You can display or input notes using a keyboard or a guitar fretboard.

Cut/Copy/Paste bars for quick reproduction of passages, but the implementation insists on asking you to verify the number of bars to copy or paste. It's powerful, but if I simply want to paste two or three measures it shouldn't require multiple steps. What's wrong with Ctrl-V and Undo if I messed up?

Loop passages or slow them down with a simple drop-down until you can play it the way you want. The "Speed Trainer" allows you to slow the track down, but have the speed progressively increase over a series of repeats. You could, for instance, play a loop repeatedly, beginning at half-speed, and increase it by 10% each time through the passage (until you reach normal tempo).

Loads of score notation available (such as repeats, alternate endings, time signature) and guitar-related notations (bend, hammer on, fingering instructions, let-ring).

Track muting.

Printouts are beautiful.

Chord finder, Chord Diagram Tool. Scales tool.

 

Rants...

the minuses

Very steep learning curve and difficult to understand manual.

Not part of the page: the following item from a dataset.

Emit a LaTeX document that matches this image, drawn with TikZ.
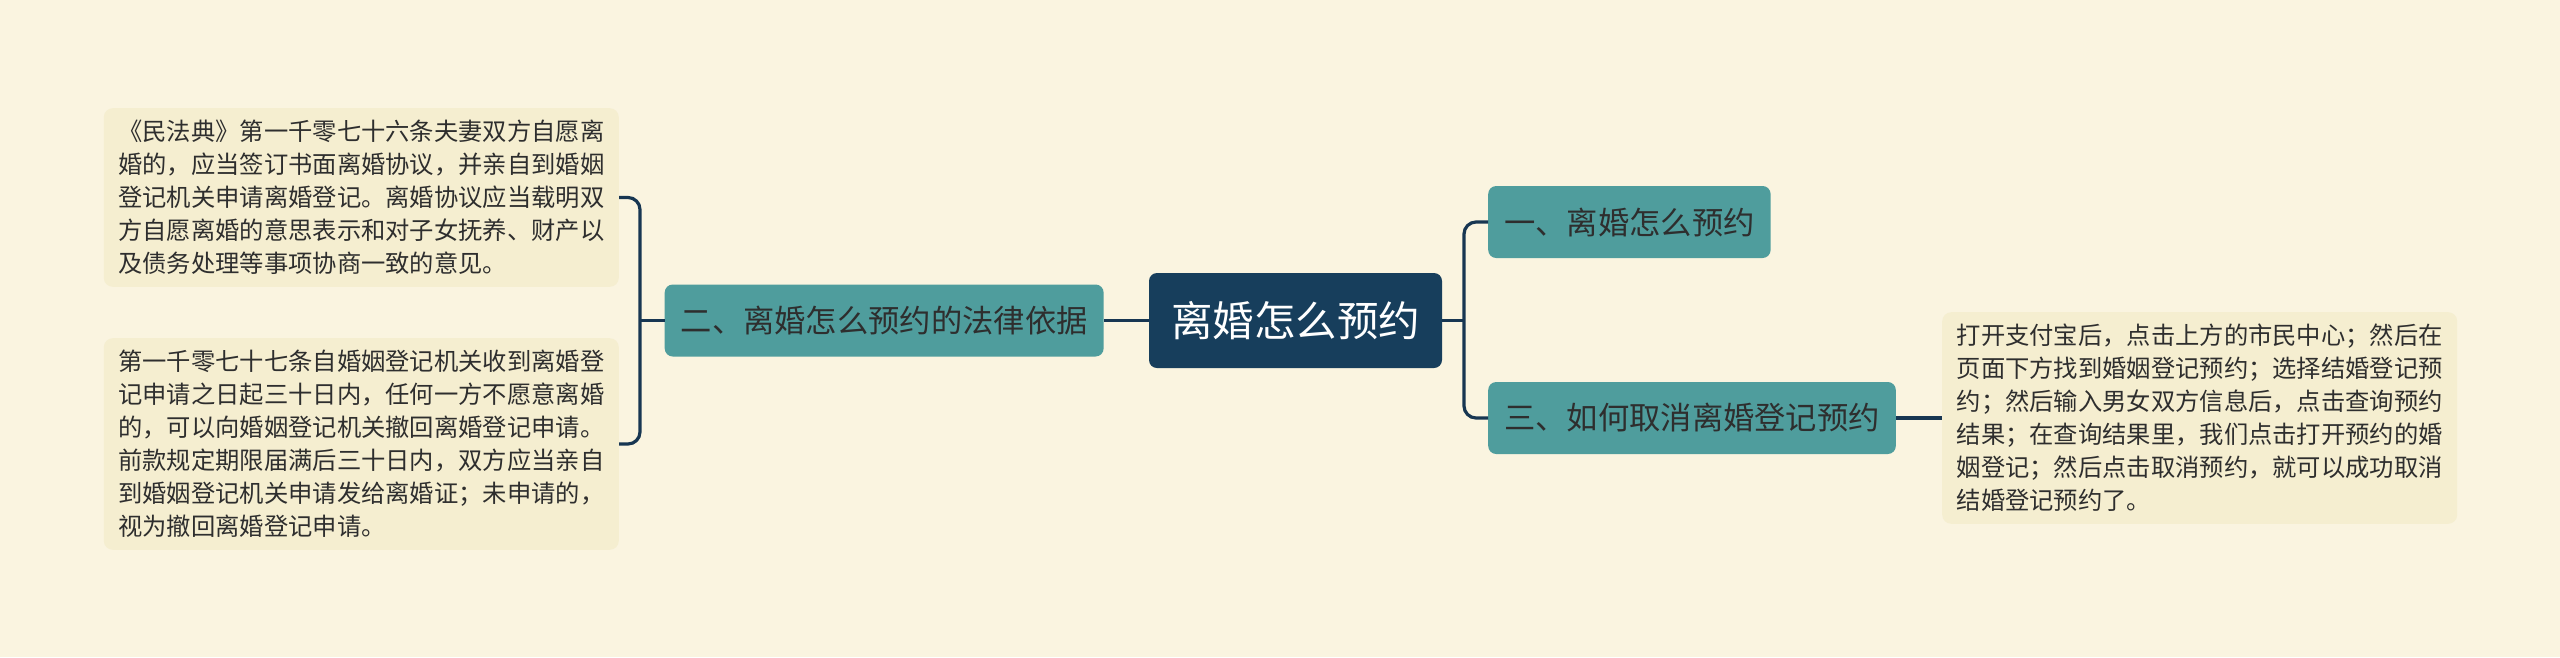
\documentclass[tikz,border=0pt]{standalone}
\usepackage{fontspec}
\setmainfont{Noto Sans CJK SC}
\usetikzlibrary{positioning}

\definecolor{bgcream}{HTML}{FAF4E0}
\definecolor{rootblue}{HTML}{173E5C}
\definecolor{branchteal}{HTML}{4F9D9D}
\definecolor{leafcream}{HTML}{F5EED0}
\definecolor{linkblue}{HTML}{173652}
\definecolor{inkgray}{HTML}{2E2E2E}

\begin{document}
\begin{tikzpicture}[x=1pt, y=-1pt,
    rootbox/.style={rectangle, fill=rootblue, rounded corners=8pt, text=white, minimum width=293pt, minimum height=95pt, inner xsep=20pt, font=\fontsize{41.5}{48}\selectfont},
    branchbox/.style={rectangle, fill=branchteal, rounded corners=8pt, text=inkgray, minimum height=72pt, inner xsep=16pt, font=\fontsize{31.3}{36}\selectfont},
    leafbox/.style={rectangle, fill=leafcream, rounded corners=9pt, text=inkgray, align=left, minimum width=515pt, inner xsep=10pt, inner ysep=12pt, font=\fontsize{24.3}{33}\selectfont},
    link/.style={draw=linkblue, line width=3.2pt}]
    \fill[bgcream] (0,0) rectangle (2560,657);

    % centre and first level
    \node [rootbox] (root) at (1295.5,320.5) {离婚怎么预约};
    \node [branchbox, left=45pt of root] (law) {二、离婚怎么预约的法律依据};
    \node [branchbox, anchor=west] (howto) at (1488,222) {一、离婚怎么预约};
    \node [branchbox, anchor=west] (cancel) at (1488,418) {三、如何取消离婚登记预约};

    % leaves
    \node [leafbox, anchor=east] (civil) at (619,197.5) {《民法典》第一千零七十六条夫妻双方自愿离\\婚的，应当签订书面离婚协议，并亲自到婚姻\\登记机关申请离婚登记。离婚协议应当载明双\\方自愿离婚的意思表示和对子女抚养、财产以\\及债务处理等事项协商一致的意见。};
    \node [leafbox, anchor=east] (cooling) at (619,444) {第一千零七十七条自婚姻登记机关收到离婚登\\记申请之日起三十日内，任何一方不愿意离婚\\的，可以向婚姻登记机关撤回离婚登记申请。\\前款规定期限届满后三十日内，双方应当亲自\\到婚姻登记机关申请发给离婚证；未申请的，\\视为撤回离婚登记申请。};
    \node [leafbox, anchor=west] (alipay) at (1942,418) {打开支付宝后，点击上方的市民中心；然后在\\页面下方找到婚姻登记预约；选择结婚登记预\\约；然后输入男女双方信息后，点击查询预约\\结果；在查询结果里，我们点击打开预约的婚\\姻登记；然后点击取消预约，就可以成功取消\\结婚登记预约了。};

    \coordinate (ljoin) at (640,320.5);
    \coordinate (rjoin) at (1464,320.5);

    \draw [link] (root.west) -- (law.east);
    \draw [link] (law.west) -- (ljoin);
    \draw [link, rounded corners=12pt] (civil.east) -| (ljoin) |- (cooling.east);
    \draw [link] (root.east) -- (rjoin);
    \draw [link, rounded corners=12pt] (howto.west) -| (rjoin) |- (cancel.west);
    \draw [link] (cancel.east) -- (alipay.west);
\end{tikzpicture}
\end{document}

Searching through GP5 does not find some GP5 songs on the Internet, even in the databases they point to. The Mac version continues to have difficult to follow documentation (some of it still written for the Windows version) and some of the keystrokes simply don't work intuitively.

steep learning curve.

silly limitations for inputting lyrics (you can't PASTE lyrics in, you must type them... you can't see updates in real-time you must enter a new panel, make changes, jump back to Score mode to see if it's right, go back into the properties panel, yada yada)

You can enter text above the measure, but you can't control formatting or placement.

Printouts are nice, but it can be difficult to get the information you want to appear in the expected place.

Cost: about $60.

If you're not sure if you want to purchase a copy, why not try it out first? Arobas Music allows you to try Guitar Pro 5 before buying it.

As you develop your guitar and music theory skills you may wish to write down songs. Guitar Pro, currently at version 5, is a great tool for recording music notation, chord forms, TAB, lyrics, and more.